Peanuts, monkeys and pilots

The following is a US-flavoured comment, but thoughtful and illuminating. It’s penned by a senior US airline pilot who posts under the name Seaavi8tor, but he’s real alright. Some of you will know him and his views.

You can read what he says here, but the following quote provides a flavour of his subject:

“In terms of inflation adjusted dollars, Airline pilots today earn less than half of what they did 35 years ago. The unit of work can be measured by flight hours, duty hours, hours away from home, Revenue Passenger Miles, Available Seat Miles, or most importantly, revenue generated per pilot.”

His argument is that if you pay in peanuts you’ll get monkeys, and this is what the airlines are inviting into their flightdecks.

I agree - many of them (not all) are doing just that. Especially American regionals, and look at what’s been happening to their safety performance recently. Likewise US air taxis over a long period of time.

You’ll find plenty in this blog on a related theme, including:

Don’t marry an airline pilot (Part 2)

Piloting is going blue-collar


3 Responses to Peanuts, monkeys and pilots

  1. Iain 5 September, 2009 at 11:53 am #

    Even with the recent Colgan Air accident the regionals are still relatively safe compared to 35 years ago. Better CRM, autopilots and electronic instrumentation meant less pilots are driving their planes into the ground. Unfortunately this also meant that proper airmanship is now devalued as pilots increasingly rely on automation.

    To be honest, modern aircraft are so safe these days that airlines are starting to think that pilots are nothing more than cost objects, to be minimized as much as possible. What they ideally want to see are single pilot RPT operations, with minimally trained pilots on the minimum wage. This could happen if satellite telemetry becomes mainstream and base can alter aircraft system settings or even fly the aircraft remotely if needed.

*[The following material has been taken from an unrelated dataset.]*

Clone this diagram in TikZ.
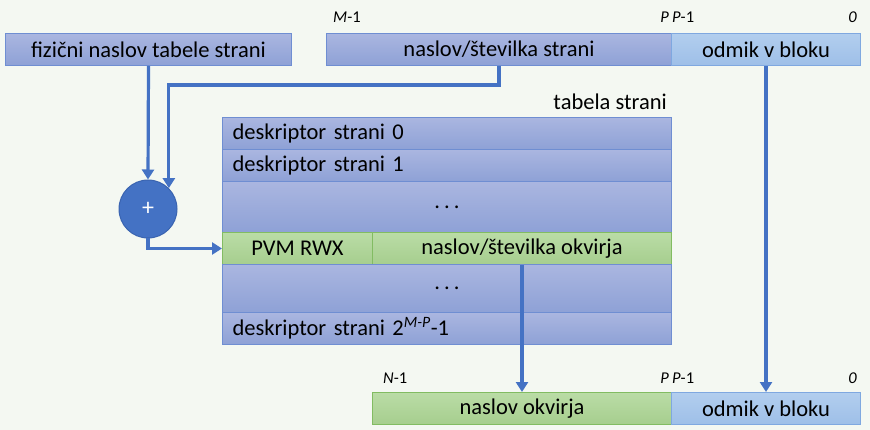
\documentclass[tikz,border=0pt]{standalone}
\usepackage{fontspec}
\setmainfont{Carlito}
\usetikzlibrary{arrows.meta}
\definecolor{bgc}{HTML}{F4F8F2}
\definecolor{bluetop}{HTML}{AAB6E0}
\definecolor{bluebot}{HTML}{8EA1D6}
\definecolor{blueline}{HTML}{6F8ED2}
\definecolor{ltop}{HTML}{B2CEEE}
\definecolor{lbot}{HTML}{9EBFE8}
\definecolor{lline}{HTML}{7FA8E0}
\definecolor{gtop}{HTML}{BADCA6}
\definecolor{gbot}{HTML}{A6CE8E}
\definecolor{gline}{HTML}{82BC62}
\definecolor{arr}{HTML}{4472C4}
\definecolor{circline}{HTML}{3A64B0}
\newcommand{\tridots}{.\hspace{4pt}.\hspace{4pt}.}
\tikzset{
  x=1pt, y=-1pt,
  every node/.style={font=\fontsize{22.5}{24}\selectfont, text=black},
  bluebox/.style={draw=blueline, line width=1pt, top color=bluetop, bottom color=bluebot, minimum height=32pt, inner sep=0pt, anchor=north west},
  lightbox/.style={draw=lline, line width=1pt, top color=ltop, bottom color=lbot, minimum height=32pt, inner sep=0pt, anchor=north west},
  greenbox/.style={draw=gline, line width=1pt, top color=gtop, bottom color=gbot, minimum height=32pt, inner sep=0pt, anchor=north west},
  rowbox/.style={bluebox, text width=429pt, align=left, inner xsep=10pt, inner ysep=0pt},
  bitlbl/.style={font=\fontsize{16.5}{18}\selectfont, inner sep=0pt},
  conn/.style={draw=arr, line width=3.2pt, -{Triangle[length=10pt,width=12pt]}},
}
\begin{document}
\begin{tikzpicture}
\fill[bgc] (0,0) rectangle (870,430);
\useasboundingbox (0,0) rectangle (870,430);

% top boxes
\node[bluebox, minimum width=286pt] (fz) at (5,33) {fizični naslov tabele strani};
\node[bluebox, minimum width=345pt] (ns) at (326,33) {naslov/številka strani};
\node[lightbox, minimum width=189pt] (od1) at (671,33) {odmik v bloku};
\node[bitlbl, anchor=west] (m1) at (333,17) {\textit{M}-1};
\node[bitlbl, anchor=east] (p1) at (669,17) {\textit{P}};
\node[bitlbl, anchor=west] (pm1) at (672,17) {\textit{P}-1};
\node[bitlbl, anchor=east] (z1) at (857,17) {\textit{0}};

% table
\node[anchor=east, inner sep=0pt] (tl) at (667,102) {tabela strani};
\node[rowbox, minimum height=32pt] (r0) at (222,117) {deskriptor strani 0};
\node[rowbox, minimum height=32pt] (r1) at (222,149) {deskriptor strani 1};
\node[rowbox, minimum height=51pt, align=center] (d1) at (222,181) {\tridots};
\node[greenbox, minimum width=150pt] (pvm) at (222,232) {PVM RWX};
\node[greenbox, minimum width=299pt] (nso) at (372,232) {naslov/številka okvirja};
\node[rowbox, minimum height=48pt, align=center] (d2) at (222,264) {\tridots};
\node[rowbox, minimum height=32pt] (rl) at (222,312) {deskriptor strani 2\textsuperscript{\textit{M-P}}-1};

% adder
\node[circle, draw=circline, line width=1pt, fill=arr, minimum size=58pt, inner sep=0pt, text=white, font=\fontsize{24}{24}\selectfont] (circ) at (148,209) {+};

% bottom boxes
\node[greenbox, minimum width=299pt] (no) at (372,392) {naslov okvirja};
\node[lightbox, minimum width=189pt] (od2) at (671,392) {odmik v bloku};
\node[bitlbl, anchor=west] (n1) at (383,378) {\textit{N}-1};
\node[bitlbl, anchor=east] (p2) at (669,378) {\textit{P}};
\node[bitlbl, anchor=west] (pm2) at (672,378) {\textit{P}-1};
\node[bitlbl, anchor=east] (z2) at (857,378) {\textit{0}};

% connectors
\coordinate (bend) at (circ.north east |- 0,85);
\draw[conn] (fz.south) -- (circ.north);
\draw[conn] (ns.south) |- (bend) -- (circ.north east);
\draw[conn] (circ.south) |- (pvm.west);
\draw[conn] (nso.south) -- (no.north);
\draw[conn] (od1.south) -- (od2.north);
\end{tikzpicture}
\end{document}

  2. Andrew 9 September, 2009 at 1:37 am #

    An Airbus guy is reporting today that the average long haul pilot doing 800-900 hours per year may only clock 3 hours of stick time.
    A private pilot would lose his license with that amount of flying, and I am very sure the number of airline pilots indulging in private flying is quite low.

  3. ecojet 9 January, 2010 at 12:27 pm #

    So Iain, when will you send you loved ones on a UAV?